* _THE TASK_:
Omit all images. Write out the rest of the material exactly.

* _COLLECTED DATA_:
☆ ☆ ☆ ☆ ☆

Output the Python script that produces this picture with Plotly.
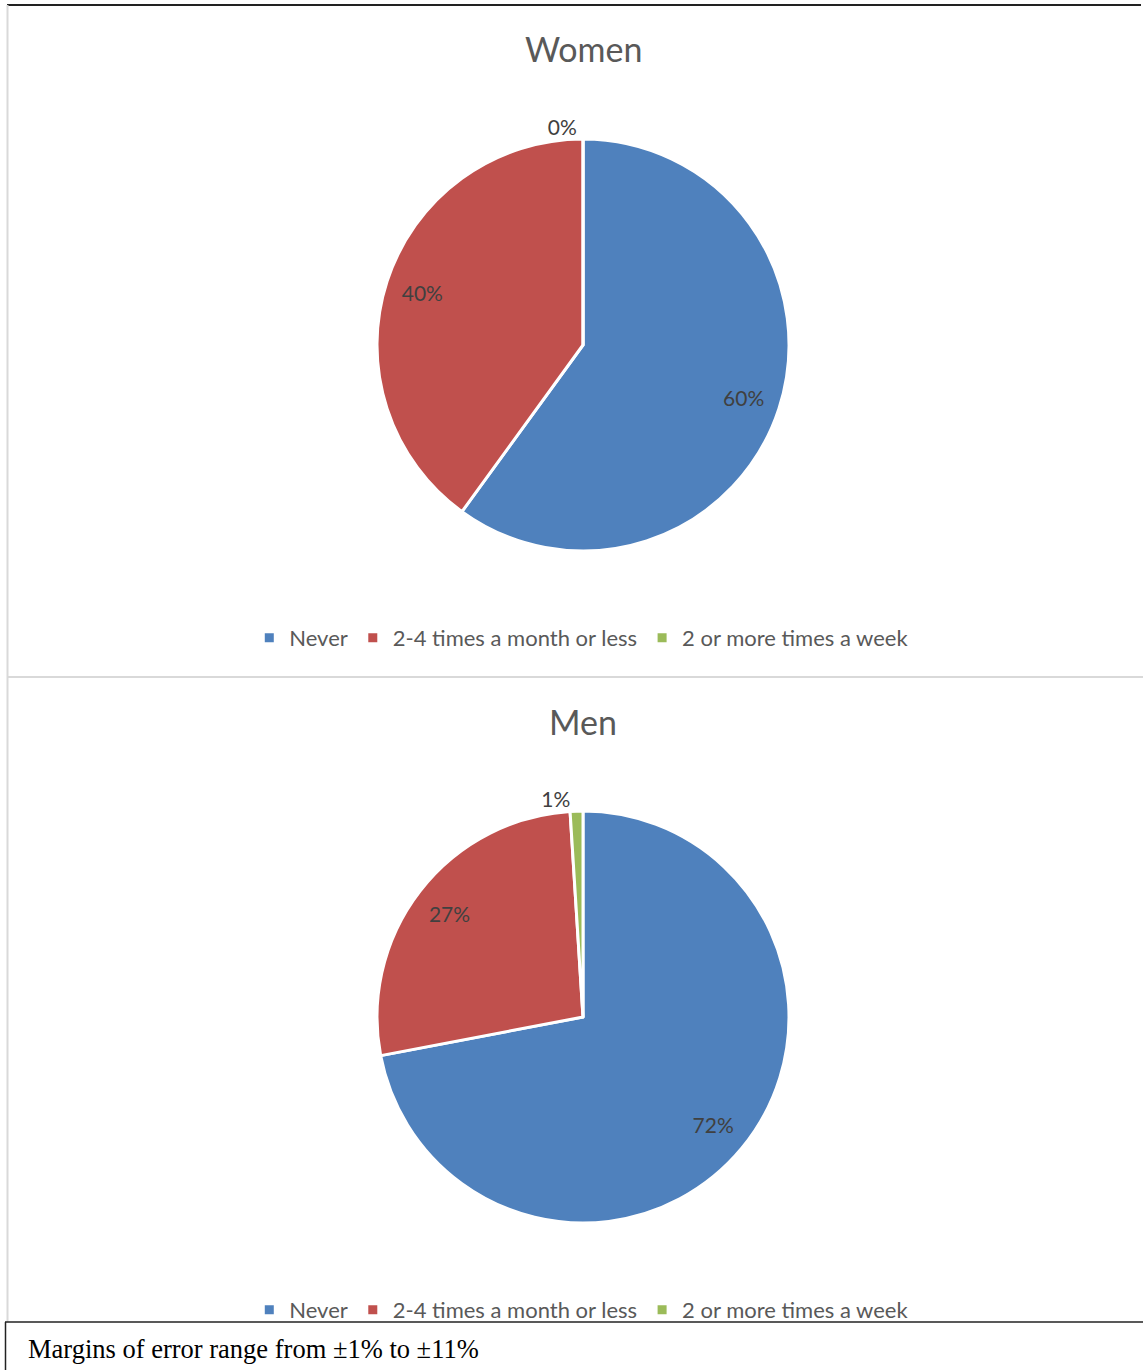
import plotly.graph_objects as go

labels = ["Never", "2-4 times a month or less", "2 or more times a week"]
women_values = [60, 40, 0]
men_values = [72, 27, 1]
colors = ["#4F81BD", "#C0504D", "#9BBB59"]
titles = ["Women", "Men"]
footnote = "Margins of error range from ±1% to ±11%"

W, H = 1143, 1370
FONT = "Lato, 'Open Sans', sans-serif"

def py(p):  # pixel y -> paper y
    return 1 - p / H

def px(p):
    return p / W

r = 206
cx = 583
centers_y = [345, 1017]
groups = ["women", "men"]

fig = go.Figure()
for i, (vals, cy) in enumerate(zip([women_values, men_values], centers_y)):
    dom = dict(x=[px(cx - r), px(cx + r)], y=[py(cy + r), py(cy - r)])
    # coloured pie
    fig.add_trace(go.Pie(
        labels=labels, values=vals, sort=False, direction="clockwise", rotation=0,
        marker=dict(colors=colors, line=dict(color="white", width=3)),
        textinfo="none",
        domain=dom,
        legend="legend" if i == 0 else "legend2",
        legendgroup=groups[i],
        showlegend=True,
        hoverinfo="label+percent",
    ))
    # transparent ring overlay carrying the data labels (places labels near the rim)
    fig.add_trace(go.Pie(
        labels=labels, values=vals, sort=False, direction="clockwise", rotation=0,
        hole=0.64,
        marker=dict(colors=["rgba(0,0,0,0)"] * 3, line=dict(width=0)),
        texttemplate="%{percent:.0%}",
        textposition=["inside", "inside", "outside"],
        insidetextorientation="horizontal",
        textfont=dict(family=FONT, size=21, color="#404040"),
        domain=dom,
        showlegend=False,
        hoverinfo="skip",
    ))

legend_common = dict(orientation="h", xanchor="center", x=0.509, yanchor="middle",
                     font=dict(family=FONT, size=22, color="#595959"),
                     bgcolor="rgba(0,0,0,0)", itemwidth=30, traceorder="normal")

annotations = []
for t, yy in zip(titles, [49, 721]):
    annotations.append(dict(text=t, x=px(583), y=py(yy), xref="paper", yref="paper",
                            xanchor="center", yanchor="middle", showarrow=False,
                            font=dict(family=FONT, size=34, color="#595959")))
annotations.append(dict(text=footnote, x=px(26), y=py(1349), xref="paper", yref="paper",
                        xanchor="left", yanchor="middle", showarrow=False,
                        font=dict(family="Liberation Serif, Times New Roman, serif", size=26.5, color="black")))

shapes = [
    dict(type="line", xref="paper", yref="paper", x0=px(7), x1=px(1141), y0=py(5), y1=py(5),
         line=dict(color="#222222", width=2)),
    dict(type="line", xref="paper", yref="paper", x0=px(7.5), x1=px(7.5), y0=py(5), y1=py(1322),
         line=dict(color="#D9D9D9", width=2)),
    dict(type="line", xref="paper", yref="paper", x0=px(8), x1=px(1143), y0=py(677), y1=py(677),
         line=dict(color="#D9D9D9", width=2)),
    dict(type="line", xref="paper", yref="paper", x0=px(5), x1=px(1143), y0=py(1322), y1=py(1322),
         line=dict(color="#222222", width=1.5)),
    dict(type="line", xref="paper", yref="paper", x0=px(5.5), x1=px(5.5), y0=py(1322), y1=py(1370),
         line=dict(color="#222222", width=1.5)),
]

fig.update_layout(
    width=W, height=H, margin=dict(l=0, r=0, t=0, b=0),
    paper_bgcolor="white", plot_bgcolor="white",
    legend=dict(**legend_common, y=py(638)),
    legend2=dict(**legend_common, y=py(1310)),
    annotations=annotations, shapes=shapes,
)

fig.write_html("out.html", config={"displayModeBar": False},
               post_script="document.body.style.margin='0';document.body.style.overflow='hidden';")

☆ ☆ ☆ ☆ ☆

* _REPLY TO THE TASK_:
Output the Python script that produces this picture with Plotly.
import plotly.graph_objects as go

labels = ["Never", "2-4 times a month or less", "2 or more times a week"]
women_values = [60, 40, 0]
men_values = [72, 27, 1]
colors = ["#4F81BD", "#C0504D", "#9BBB59"]
titles = ["Women", "Men"]
footnote = "Margins of error range from ±1% to ±11%"

W, H = 1143, 1370
FONT = "Lato, 'Open Sans', sans-serif"

def py(p):  # pixel y -> paper y
    return 1 - p / H

def px(p):
    return p / W

r = 206
cx = 583
centers_y = [345, 1017]
groups = ["women", "men"]

fig = go.Figure()
for i, (vals, cy) in enumerate(zip([women_values, men_values], centers_y)):
    dom = dict(x=[px(cx - r), px(cx + r)], y=[py(cy + r), py(cy - r)])
    # coloured pie
    fig.add_trace(go.Pie(
        labels=labels, values=vals, sort=False, direction="clockwise", rotation=0,
        marker=dict(colors=colors, line=dict(color="white", width=3)),
        textinfo="none",
        domain=dom,
        legend="legend" if i == 0 else "legend2",
        legendgroup=groups[i],
        showlegend=True,
        hoverinfo="label+percent",
    ))
    # transparent ring overlay carrying the data labels (places labels near the rim)
    fig.add_trace(go.Pie(
        labels=labels, values=vals, sort=False, direction="clockwise", rotation=0,
        hole=0.64,
        marker=dict(colors=["rgba(0,0,0,0)"] * 3, line=dict(width=0)),
        texttemplate="%{percent:.0%}",
        textposition=["inside", "inside", "outside"],
        insidetextorientation="horizontal",
        textfont=dict(family=FONT, size=21, color="#404040"),
        domain=dom,
        showlegend=False,
        hoverinfo="skip",
    ))

legend_common = dict(orientation="h", xanchor="center", x=0.509, yanchor="middle",
                     font=dict(family=FONT, size=22, color="#595959"),
                     bgcolor="rgba(0,0,0,0)", itemwidth=30, traceorder="normal")

annotations = []
for t, yy in zip(titles, [49, 721]):
    annotations.append(dict(text=t, x=px(583), y=py(yy), xref="paper", yref="paper",
                            xanchor="center", yanchor="middle", showarrow=False,
                            font=dict(family=FONT, size=34, color="#595959")))
annotations.append(dict(text=footnote, x=px(26), y=py(1349), xref="paper", yref="paper",
                        xanchor="left", yanchor="middle", showarrow=False,
                        font=dict(family="Liberation Serif, Times New Roman, serif", size=26.5, color="black")))

shapes = [
    dict(type="line", xref="paper", yref="paper", x0=px(7), x1=px(1141), y0=py(5), y1=py(5),
         line=dict(color="#222222", width=2)),
    dict(type="line", xref="paper", yref="paper", x0=px(7.5), x1=px(7.5), y0=py(5), y1=py(1322),
         line=dict(color="#D9D9D9", width=2)),
    dict(type="line", xref="paper", yref="paper", x0=px(8), x1=px(1143), y0=py(677), y1=py(677),
         line=dict(color="#D9D9D9", width=2)),
    dict(type="line", xref="paper", yref="paper", x0=px(5), x1=px(1143), y0=py(1322), y1=py(1322),
         line=dict(color="#222222", width=1.5)),
    dict(type="line", xref="paper", yref="paper", x0=px(5.5), x1=px(5.5), y0=py(1322), y1=py(1370),
         line=dict(color="#222222", width=1.5)),
]

fig.update_layout(
    width=W, height=H, margin=dict(l=0, r=0, t=0, b=0),
    paper_bgcolor="white", plot_bgcolor="white",
    legend=dict(**legend_common, y=py(638)),
    legend2=dict(**legend_common, y=py(1310)),
    annotations=annotations, shapes=shapes,
)

fig.write_html("out.html", config={"displayModeBar": False},
               post_script="document.body.style.margin='0';document.body.style.overflow='hidden';")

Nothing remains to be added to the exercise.